▸ Work to complete:
Skip all pictures. Write out the data below from its first line through the line that contains "const yStep = 100;".

▸ Data segment:
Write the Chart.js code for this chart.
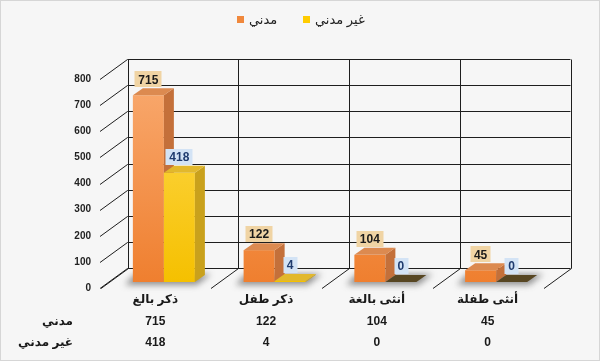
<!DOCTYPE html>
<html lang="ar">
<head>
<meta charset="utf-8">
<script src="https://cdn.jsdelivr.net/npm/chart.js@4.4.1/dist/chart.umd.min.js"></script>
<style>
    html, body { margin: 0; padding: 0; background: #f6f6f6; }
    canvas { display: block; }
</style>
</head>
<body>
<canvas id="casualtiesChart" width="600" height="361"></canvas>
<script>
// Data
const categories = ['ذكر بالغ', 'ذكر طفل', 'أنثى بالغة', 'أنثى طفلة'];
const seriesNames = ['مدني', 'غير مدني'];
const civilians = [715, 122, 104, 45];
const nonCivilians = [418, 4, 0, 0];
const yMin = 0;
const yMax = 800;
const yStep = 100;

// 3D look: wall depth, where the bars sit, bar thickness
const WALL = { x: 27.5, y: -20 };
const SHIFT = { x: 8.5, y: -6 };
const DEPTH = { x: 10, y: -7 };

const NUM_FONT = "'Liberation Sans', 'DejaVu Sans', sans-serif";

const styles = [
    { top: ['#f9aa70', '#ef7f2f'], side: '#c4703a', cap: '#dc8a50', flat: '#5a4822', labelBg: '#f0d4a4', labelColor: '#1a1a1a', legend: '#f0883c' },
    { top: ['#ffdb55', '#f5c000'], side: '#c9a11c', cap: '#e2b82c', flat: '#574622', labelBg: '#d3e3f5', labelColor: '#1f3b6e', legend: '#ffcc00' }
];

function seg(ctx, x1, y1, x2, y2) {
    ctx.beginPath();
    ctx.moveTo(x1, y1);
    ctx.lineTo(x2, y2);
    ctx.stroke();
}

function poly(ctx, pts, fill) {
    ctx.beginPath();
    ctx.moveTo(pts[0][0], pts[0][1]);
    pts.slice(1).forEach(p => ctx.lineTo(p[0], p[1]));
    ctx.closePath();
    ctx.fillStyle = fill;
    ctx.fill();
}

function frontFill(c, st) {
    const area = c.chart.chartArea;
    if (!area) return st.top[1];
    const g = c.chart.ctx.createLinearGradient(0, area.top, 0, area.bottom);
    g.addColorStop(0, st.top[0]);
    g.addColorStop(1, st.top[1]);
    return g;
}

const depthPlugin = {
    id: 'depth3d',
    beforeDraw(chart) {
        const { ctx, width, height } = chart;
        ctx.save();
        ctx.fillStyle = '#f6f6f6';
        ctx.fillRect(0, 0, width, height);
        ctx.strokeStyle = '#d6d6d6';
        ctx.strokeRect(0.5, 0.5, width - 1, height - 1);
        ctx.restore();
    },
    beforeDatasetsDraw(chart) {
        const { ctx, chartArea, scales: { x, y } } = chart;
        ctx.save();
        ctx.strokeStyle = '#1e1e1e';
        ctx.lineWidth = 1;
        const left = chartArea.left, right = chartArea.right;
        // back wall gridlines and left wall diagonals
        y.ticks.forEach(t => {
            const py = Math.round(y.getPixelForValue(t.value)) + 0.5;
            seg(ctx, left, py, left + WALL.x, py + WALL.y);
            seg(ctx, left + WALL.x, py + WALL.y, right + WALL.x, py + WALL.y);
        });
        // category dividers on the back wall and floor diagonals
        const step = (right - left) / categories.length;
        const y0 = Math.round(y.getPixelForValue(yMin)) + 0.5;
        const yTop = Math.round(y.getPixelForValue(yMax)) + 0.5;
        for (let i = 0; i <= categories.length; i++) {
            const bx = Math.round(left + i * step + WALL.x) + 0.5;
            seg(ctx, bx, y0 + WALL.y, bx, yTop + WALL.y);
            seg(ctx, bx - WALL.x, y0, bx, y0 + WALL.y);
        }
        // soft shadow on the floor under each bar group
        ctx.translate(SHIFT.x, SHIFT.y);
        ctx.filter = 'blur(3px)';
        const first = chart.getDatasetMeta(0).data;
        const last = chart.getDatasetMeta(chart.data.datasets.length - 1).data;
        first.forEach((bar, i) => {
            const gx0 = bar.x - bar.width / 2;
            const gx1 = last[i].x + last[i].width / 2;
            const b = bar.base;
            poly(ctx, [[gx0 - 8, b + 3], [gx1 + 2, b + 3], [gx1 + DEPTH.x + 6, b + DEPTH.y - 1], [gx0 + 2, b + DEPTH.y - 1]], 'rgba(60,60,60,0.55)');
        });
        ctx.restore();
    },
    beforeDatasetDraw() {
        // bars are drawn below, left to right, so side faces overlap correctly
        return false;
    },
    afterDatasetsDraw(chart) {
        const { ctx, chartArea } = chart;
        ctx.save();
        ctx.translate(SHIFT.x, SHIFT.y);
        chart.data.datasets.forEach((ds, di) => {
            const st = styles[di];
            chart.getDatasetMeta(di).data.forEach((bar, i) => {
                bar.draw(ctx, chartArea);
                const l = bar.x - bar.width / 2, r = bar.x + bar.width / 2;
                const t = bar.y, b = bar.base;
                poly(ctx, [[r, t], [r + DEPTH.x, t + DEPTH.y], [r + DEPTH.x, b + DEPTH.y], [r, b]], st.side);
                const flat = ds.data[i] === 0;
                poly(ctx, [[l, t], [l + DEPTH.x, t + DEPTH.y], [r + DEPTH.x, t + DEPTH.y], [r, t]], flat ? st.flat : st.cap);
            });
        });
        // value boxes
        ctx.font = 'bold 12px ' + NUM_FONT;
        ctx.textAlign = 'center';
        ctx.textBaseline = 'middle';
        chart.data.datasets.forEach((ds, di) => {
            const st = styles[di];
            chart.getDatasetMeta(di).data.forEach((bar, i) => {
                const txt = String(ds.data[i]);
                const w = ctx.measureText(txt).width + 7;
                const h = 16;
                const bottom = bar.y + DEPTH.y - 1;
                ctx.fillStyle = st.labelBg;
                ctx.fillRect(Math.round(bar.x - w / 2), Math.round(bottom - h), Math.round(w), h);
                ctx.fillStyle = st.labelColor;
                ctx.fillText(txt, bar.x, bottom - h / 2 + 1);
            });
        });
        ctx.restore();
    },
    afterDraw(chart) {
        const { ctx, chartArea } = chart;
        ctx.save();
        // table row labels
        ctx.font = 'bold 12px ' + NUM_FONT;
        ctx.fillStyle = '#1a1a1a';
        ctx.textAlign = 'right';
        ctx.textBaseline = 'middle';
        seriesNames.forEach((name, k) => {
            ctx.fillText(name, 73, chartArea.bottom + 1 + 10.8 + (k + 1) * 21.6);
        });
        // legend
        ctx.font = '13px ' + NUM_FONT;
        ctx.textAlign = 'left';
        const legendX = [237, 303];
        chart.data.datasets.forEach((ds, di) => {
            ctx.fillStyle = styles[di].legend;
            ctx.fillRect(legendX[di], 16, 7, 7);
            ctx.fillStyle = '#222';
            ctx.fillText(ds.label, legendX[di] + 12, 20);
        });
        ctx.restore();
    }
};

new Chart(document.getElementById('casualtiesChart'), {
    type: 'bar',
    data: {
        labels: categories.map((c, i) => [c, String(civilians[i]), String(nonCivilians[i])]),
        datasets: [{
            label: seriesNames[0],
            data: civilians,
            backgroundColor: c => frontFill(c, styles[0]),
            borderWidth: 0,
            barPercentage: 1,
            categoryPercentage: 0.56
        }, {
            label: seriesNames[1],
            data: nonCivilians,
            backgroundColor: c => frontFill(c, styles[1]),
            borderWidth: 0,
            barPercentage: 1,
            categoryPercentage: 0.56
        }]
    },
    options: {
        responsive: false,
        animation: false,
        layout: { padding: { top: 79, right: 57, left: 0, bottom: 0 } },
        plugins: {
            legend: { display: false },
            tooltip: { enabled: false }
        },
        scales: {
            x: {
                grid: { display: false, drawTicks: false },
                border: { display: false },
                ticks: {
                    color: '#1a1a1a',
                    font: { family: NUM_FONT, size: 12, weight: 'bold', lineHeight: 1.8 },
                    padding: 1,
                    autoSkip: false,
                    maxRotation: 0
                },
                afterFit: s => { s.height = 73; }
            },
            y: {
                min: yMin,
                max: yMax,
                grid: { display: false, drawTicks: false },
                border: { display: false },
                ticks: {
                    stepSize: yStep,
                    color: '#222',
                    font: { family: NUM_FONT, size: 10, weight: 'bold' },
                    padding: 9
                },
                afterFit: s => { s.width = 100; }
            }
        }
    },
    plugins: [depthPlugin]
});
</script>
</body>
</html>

▸ Finished task:
Write the Chart.js code for this chart.
<!DOCTYPE html>
<html lang="ar">
<head>
<meta charset="utf-8">
<script src="https://cdn.jsdelivr.net/npm/chart.js@4.4.1/dist/chart.umd.min.js"></script>
<style>
    html, body { margin: 0; padding: 0; background: #f6f6f6; }
    canvas { display: block; }
</style>
</head>
<body>
<canvas id="casualtiesChart" width="600" height="361"></canvas>
<script>
// Data
const categories = ['ذكر بالغ', 'ذكر طفل', 'أنثى بالغة', 'أنثى طفلة'];
const seriesNames = ['مدني', 'غير مدني'];
const civilians = [715, 122, 104, 45];
const nonCivilians = [418, 4, 0, 0];
const yMin = 0;
const yMax = 800;
const yStep = 100;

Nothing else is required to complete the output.